Retype the stretch of lines that starts at the line containing "Clone this chart in matplotlib." and ends at the line containing "plt.rcParams['font.family'] = ['Noto", inclusive. Do not include pictures.

━━━ Exercise input ━━━

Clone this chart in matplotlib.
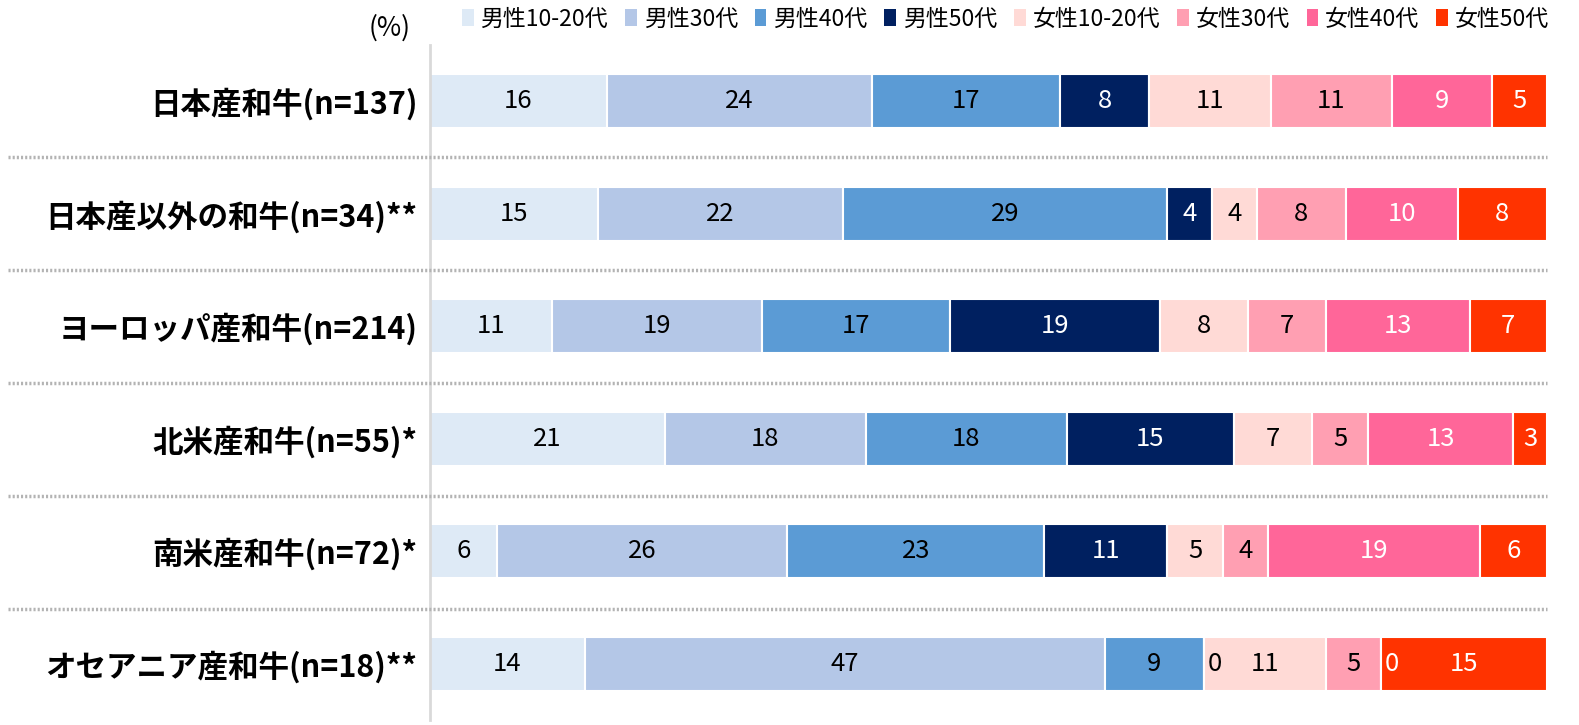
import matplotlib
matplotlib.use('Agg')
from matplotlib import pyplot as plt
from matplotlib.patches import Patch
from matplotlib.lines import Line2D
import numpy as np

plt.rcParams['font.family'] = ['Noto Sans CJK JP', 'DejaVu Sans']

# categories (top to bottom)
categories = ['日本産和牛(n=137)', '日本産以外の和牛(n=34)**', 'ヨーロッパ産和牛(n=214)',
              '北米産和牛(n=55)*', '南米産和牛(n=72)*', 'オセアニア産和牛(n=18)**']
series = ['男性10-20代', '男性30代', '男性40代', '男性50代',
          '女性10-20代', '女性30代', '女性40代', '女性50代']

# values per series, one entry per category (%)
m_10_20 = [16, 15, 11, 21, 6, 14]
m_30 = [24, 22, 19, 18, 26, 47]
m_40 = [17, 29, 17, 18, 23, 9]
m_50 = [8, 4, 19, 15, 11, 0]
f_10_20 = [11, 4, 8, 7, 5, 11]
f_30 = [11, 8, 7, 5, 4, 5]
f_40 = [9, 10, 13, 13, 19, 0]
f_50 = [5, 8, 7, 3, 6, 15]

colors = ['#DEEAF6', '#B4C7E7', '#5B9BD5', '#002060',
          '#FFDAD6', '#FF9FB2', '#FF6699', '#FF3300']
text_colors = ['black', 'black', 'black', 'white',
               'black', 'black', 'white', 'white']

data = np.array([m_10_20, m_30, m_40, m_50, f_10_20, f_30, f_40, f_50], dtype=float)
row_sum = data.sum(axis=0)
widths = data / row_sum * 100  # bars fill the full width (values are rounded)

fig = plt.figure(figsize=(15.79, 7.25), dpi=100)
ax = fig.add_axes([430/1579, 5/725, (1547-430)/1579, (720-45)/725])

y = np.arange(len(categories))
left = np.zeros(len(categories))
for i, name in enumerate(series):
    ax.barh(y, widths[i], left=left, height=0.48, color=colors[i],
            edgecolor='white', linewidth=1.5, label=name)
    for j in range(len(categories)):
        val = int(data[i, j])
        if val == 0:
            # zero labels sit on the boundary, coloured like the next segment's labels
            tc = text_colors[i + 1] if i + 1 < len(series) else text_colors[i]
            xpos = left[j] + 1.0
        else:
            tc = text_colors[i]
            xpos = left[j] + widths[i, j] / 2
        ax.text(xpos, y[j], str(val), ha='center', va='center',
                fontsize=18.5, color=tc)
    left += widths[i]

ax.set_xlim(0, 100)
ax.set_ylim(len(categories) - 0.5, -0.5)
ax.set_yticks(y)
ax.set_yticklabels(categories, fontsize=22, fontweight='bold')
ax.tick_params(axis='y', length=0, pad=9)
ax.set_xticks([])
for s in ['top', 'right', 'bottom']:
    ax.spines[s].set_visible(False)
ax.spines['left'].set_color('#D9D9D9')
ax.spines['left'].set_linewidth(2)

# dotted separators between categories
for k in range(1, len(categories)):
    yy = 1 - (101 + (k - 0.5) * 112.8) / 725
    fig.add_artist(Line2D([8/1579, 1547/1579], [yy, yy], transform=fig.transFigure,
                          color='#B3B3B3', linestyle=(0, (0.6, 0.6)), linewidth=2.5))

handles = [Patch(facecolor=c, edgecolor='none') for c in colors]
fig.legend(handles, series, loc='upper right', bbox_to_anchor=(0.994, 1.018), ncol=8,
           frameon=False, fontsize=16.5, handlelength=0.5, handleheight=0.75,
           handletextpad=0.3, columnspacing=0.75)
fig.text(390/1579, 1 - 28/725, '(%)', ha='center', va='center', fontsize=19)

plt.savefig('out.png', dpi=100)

━━━
━━━ Exercise input ━━━

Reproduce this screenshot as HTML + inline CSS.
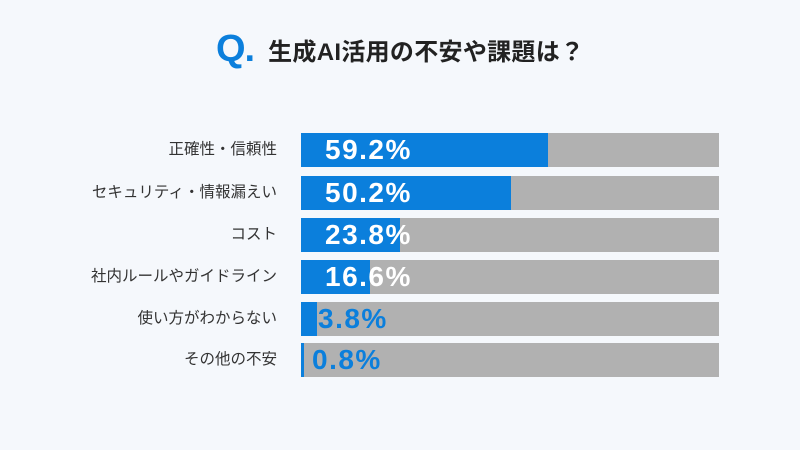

━━━

◆ Response:
Clone this chart in matplotlib.
import matplotlib
matplotlib.use('Agg')
from matplotlib import pyplot as plt
from matplotlib.patches import Patch
from matplotlib.lines import Line2D
import numpy as np

plt.rcParams['font.family'] = ['Noto Sans CJK JP', 'DejaVu Sans']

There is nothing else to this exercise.